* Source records
>>>

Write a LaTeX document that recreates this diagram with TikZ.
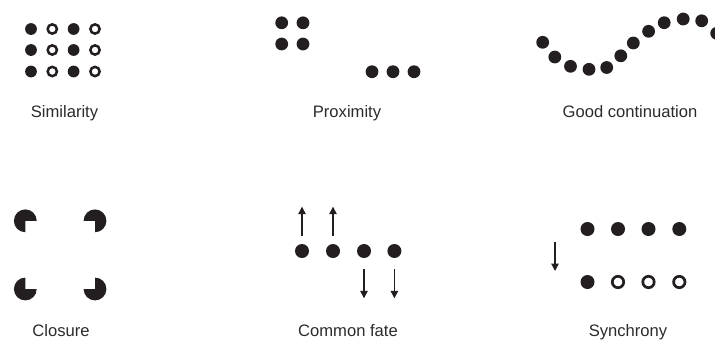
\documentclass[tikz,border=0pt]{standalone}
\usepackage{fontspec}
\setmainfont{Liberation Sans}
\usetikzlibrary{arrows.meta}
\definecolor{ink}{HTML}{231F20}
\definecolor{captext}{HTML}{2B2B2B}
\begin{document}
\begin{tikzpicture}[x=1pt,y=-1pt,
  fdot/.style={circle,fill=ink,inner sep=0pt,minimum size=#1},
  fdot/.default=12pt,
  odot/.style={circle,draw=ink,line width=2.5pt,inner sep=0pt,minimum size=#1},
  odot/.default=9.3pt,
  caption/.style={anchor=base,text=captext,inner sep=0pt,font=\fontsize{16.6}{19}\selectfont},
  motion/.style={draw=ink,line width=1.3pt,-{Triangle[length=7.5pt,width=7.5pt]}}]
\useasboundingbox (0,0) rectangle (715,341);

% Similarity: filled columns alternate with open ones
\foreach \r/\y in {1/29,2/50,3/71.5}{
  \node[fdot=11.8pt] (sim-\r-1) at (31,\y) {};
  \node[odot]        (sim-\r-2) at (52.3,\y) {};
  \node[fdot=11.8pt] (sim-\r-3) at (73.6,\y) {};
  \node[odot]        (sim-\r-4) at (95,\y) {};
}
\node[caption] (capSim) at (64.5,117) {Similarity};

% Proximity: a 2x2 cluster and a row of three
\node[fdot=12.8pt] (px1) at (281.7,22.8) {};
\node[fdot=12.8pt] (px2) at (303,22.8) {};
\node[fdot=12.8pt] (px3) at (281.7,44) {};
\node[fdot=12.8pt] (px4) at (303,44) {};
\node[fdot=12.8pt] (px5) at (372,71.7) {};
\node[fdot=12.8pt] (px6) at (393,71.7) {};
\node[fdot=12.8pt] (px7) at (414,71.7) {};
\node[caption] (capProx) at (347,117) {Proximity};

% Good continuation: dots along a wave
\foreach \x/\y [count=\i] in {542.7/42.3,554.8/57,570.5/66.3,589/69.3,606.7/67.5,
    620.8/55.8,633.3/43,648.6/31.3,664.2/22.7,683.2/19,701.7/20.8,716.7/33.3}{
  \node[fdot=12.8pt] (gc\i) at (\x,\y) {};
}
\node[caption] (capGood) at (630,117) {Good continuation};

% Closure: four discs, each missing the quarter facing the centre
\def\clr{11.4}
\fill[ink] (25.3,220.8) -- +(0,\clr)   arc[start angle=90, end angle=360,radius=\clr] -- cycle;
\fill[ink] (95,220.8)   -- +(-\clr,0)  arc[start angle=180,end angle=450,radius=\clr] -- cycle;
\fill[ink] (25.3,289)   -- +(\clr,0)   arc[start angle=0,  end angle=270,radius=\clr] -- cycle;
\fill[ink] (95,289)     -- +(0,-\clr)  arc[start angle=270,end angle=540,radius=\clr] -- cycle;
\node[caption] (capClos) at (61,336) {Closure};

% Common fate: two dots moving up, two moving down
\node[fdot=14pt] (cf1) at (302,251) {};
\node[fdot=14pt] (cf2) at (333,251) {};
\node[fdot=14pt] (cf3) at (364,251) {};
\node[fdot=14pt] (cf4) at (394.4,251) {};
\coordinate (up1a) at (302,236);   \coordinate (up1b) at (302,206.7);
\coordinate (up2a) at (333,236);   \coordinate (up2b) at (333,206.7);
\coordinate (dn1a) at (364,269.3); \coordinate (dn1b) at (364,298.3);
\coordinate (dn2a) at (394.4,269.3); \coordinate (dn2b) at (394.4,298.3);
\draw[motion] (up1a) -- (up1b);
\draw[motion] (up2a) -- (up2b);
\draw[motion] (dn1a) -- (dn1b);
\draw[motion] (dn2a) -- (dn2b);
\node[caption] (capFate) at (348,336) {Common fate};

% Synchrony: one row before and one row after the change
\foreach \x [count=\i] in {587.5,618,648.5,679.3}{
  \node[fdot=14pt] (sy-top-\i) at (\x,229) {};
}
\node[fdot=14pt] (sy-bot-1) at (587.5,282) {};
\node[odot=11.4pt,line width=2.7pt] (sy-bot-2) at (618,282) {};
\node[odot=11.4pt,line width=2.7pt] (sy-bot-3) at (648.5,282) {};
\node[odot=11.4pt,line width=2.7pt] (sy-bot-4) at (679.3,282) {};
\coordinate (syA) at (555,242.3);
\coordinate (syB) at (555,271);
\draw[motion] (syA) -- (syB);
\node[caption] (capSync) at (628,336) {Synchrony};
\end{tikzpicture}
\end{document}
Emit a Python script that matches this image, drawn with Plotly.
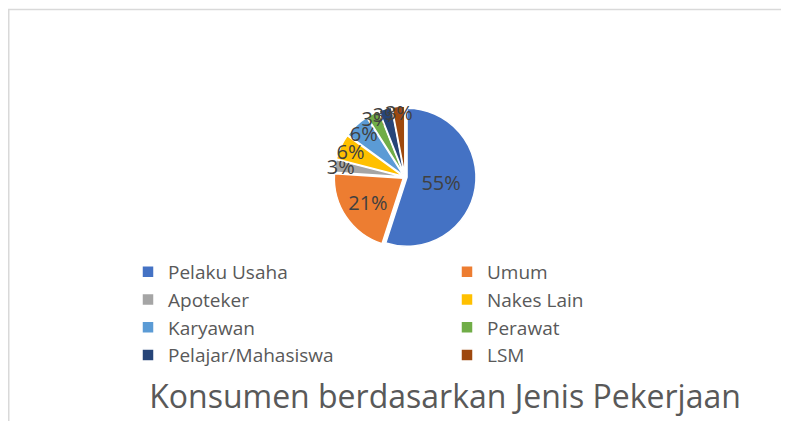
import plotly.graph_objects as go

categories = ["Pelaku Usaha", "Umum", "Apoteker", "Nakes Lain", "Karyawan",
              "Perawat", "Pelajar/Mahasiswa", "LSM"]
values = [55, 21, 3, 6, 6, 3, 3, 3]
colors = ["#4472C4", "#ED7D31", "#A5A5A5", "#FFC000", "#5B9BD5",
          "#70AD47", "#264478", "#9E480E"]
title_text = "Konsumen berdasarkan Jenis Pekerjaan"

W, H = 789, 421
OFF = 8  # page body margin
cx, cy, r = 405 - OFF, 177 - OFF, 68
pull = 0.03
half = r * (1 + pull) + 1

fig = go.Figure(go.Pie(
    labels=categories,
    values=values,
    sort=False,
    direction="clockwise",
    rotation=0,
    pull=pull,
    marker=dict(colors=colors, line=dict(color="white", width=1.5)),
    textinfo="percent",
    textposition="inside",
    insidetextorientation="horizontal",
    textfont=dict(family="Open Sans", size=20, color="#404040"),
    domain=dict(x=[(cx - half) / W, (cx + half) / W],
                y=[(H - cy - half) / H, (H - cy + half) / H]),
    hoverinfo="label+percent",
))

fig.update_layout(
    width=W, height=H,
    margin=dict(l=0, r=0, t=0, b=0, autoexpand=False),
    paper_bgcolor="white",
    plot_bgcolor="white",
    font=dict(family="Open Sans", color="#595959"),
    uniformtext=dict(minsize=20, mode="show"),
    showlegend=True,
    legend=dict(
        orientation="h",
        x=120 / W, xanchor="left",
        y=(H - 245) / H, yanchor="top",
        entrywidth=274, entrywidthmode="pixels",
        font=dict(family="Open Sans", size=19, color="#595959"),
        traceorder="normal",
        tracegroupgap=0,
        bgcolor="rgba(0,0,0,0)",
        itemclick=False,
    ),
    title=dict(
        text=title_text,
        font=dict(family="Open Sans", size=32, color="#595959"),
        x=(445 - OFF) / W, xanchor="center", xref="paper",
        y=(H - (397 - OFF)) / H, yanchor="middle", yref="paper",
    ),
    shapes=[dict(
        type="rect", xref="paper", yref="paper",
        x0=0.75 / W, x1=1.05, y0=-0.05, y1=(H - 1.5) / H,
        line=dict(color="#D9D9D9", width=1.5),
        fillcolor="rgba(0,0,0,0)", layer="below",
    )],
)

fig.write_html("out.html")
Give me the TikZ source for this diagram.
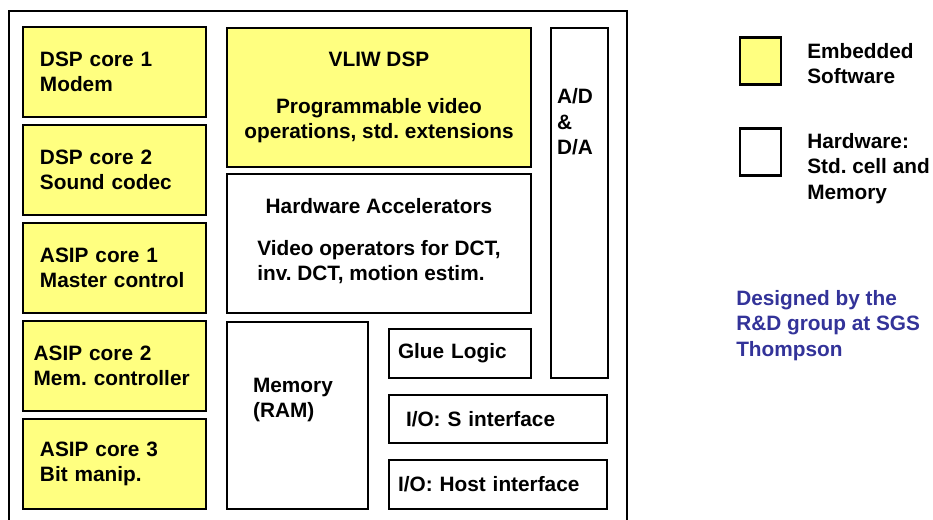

<<<

* DIRECTIONS
Every entry must be written out exactly, with all pictures left out.

* FINAL RESULT
Write a LaTeX document that recreates this diagram with TikZ.
\documentclass[tikz,border=0pt]{standalone}
\usepackage{fontspec}
\setmainfont{Liberation Sans}
\usetikzlibrary{arrows.meta}
\definecolor{ink}{HTML}{231F20}
\definecolor{captext}{HTML}{2B2B2B}
\begin{document}
\begin{tikzpicture}[x=1pt,y=-1pt,
  fdot/.style={circle,fill=ink,inner sep=0pt,minimum size=#1},
  fdot/.default=12pt,
  odot/.style={circle,draw=ink,line width=2.5pt,inner sep=0pt,minimum size=#1},
  odot/.default=9.3pt,
  caption/.style={anchor=base,text=captext,inner sep=0pt,font=\fontsize{16.6}{19}\selectfont},
  motion/.style={draw=ink,line width=1.3pt,-{Triangle[length=7.5pt,width=7.5pt]}}]
\useasboundingbox (0,0) rectangle (715,341);

% Similarity: filled columns alternate with open ones
\foreach \r/\y in {1/29,2/50,3/71.5}{
  \node[fdot=11.8pt] (sim-\r-1) at (31,\y) {};
  \node[odot]        (sim-\r-2) at (52.3,\y) {};
  \node[fdot=11.8pt] (sim-\r-3) at (73.6,\y) {};
  \node[odot]        (sim-\r-4) at (95,\y) {};
}
\node[caption] (capSim) at (64.5,117) {Similarity};

% Proximity: a 2x2 cluster and a row of three
\node[fdot=12.8pt] (px1) at (281.7,22.8) {};
\node[fdot=12.8pt] (px2) at (303,22.8) {};
\node[fdot=12.8pt] (px3) at (281.7,44) {};
\node[fdot=12.8pt] (px4) at (303,44) {};
\node[fdot=12.8pt] (px5) at (372,71.7) {};
\node[fdot=12.8pt] (px6) at (393,71.7) {};
\node[fdot=12.8pt] (px7) at (414,71.7) {};
\node[caption] (capProx) at (347,117) {Proximity};

% Good continuation: dots along a wave
\foreach \x/\y [count=\i] in {542.7/42.3,554.8/57,570.5/66.3,589/69.3,606.7/67.5,
    620.8/55.8,633.3/43,648.6/31.3,664.2/22.7,683.2/19,701.7/20.8,716.7/33.3}{
  \node[fdot=12.8pt] (gc\i) at (\x,\y) {};
}
\node[caption] (capGood) at (630,117) {Good continuation};

% Closure: four discs, each missing the quarter facing the centre
\def\clr{11.4}
\fill[ink] (25.3,220.8) -- +(0,\clr)   arc[start angle=90, end angle=360,radius=\clr] -- cycle;
\fill[ink] (95,220.8)   -- +(-\clr,0)  arc[start angle=180,end angle=450,radius=\clr] -- cycle;
\fill[ink] (25.3,289)   -- +(\clr,0)   arc[start angle=0,  end angle=270,radius=\clr] -- cycle;
\fill[ink] (95,289)     -- +(0,-\clr)  arc[start angle=270,end angle=540,radius=\clr] -- cycle;
\node[caption] (capClos) at (61,336) {Closure};

% Common fate: two dots moving up, two moving down
\node[fdot=14pt] (cf1) at (302,251) {};
\node[fdot=14pt] (cf2) at (333,251) {};
\node[fdot=14pt] (cf3) at (364,251) {};
\node[fdot=14pt] (cf4) at (394.4,251) {};
\coordinate (up1a) at (302,236);   \coordinate (up1b) at (302,206.7);
\coordinate (up2a) at (333,236);   \coordinate (up2b) at (333,206.7);
\coordinate (dn1a) at (364,269.3); \coordinate (dn1b) at (364,298.3);
\coordinate (dn2a) at (394.4,269.3); \coordinate (dn2b) at (394.4,298.3);
\draw[motion] (up1a) -- (up1b);
\draw[motion] (up2a) -- (up2b);
\draw[motion] (dn1a) -- (dn1b);
\draw[motion] (dn2a) -- (dn2b);
\node[caption] (capFate) at (348,336) {Common fate};

% Synchrony: one row before and one row after the change
\foreach \x [count=\i] in {587.5,618,648.5,679.3}{
  \node[fdot=14pt] (sy-top-\i) at (\x,229) {};
}
\node[fdot=14pt] (sy-bot-1) at (587.5,282) {};
\node[odot=11.4pt,line width=2.7pt] (sy-bot-2) at (618,282) {};
\node[odot=11.4pt,line width=2.7pt] (sy-bot-3) at (648.5,282) {};
\node[odot=11.4pt,line width=2.7pt] (sy-bot-4) at (679.3,282) {};
\coordinate (syA) at (555,242.3);
\coordinate (syB) at (555,271);
\draw[motion] (syA) -- (syB);
\node[caption] (capSync) at (628,336) {Synchrony};
\end{tikzpicture}
\end{document}
Emit a Python script that matches this image, drawn with Plotly.
import plotly.graph_objects as go

categories = ["Pelaku Usaha", "Umum", "Apoteker", "Nakes Lain", "Karyawan",
              "Perawat", "Pelajar/Mahasiswa", "LSM"]
values = [55, 21, 3, 6, 6, 3, 3, 3]
colors = ["#4472C4", "#ED7D31", "#A5A5A5", "#FFC000", "#5B9BD5",
          "#70AD47", "#264478", "#9E480E"]
title_text = "Konsumen berdasarkan Jenis Pekerjaan"

W, H = 789, 421
OFF = 8  # page body margin
cx, cy, r = 405 - OFF, 177 - OFF, 68
pull = 0.03
half = r * (1 + pull) + 1

fig = go.Figure(go.Pie(
    labels=categories,
    values=values,
    sort=False,
    direction="clockwise",
    rotation=0,
    pull=pull,
    marker=dict(colors=colors, line=dict(color="white", width=1.5)),
    textinfo="percent",
    textposition="inside",
    insidetextorientation="horizontal",
    textfont=dict(family="Open Sans", size=20, color="#404040"),
    domain=dict(x=[(cx - half) / W, (cx + half) / W],
                y=[(H - cy - half) / H, (H - cy + half) / H]),
    hoverinfo="label+percent",
))

fig.update_layout(
    width=W, height=H,
    margin=dict(l=0, r=0, t=0, b=0, autoexpand=False),
    paper_bgcolor="white",
    plot_bgcolor="white",
    font=dict(family="Open Sans", color="#595959"),
    uniformtext=dict(minsize=20, mode="show"),
    showlegend=True,
    legend=dict(
        orientation="h",
        x=120 / W, xanchor="left",
        y=(H - 245) / H, yanchor="top",
        entrywidth=274, entrywidthmode="pixels",
        font=dict(family="Open Sans", size=19, color="#595959"),
        traceorder="normal",
        tracegroupgap=0,
        bgcolor="rgba(0,0,0,0)",
        itemclick=False,
    ),
    title=dict(
        text=title_text,
        font=dict(family="Open Sans", size=32, color="#595959"),
        x=(445 - OFF) / W, xanchor="center", xref="paper",
        y=(H - (397 - OFF)) / H, yanchor="middle", yref="paper",
    ),
    shapes=[dict(
        type="rect", xref="paper", yref="paper",
        x0=0.75 / W, x1=1.05, y0=-0.05, y1=(H - 1.5) / H,
        line=dict(color="#D9D9D9", width=1.5),
        fillcolor="rgba(0,0,0,0)", layer="below",
    )],
)

fig.write_html("out.html")
Give me the TikZ source for this diagram.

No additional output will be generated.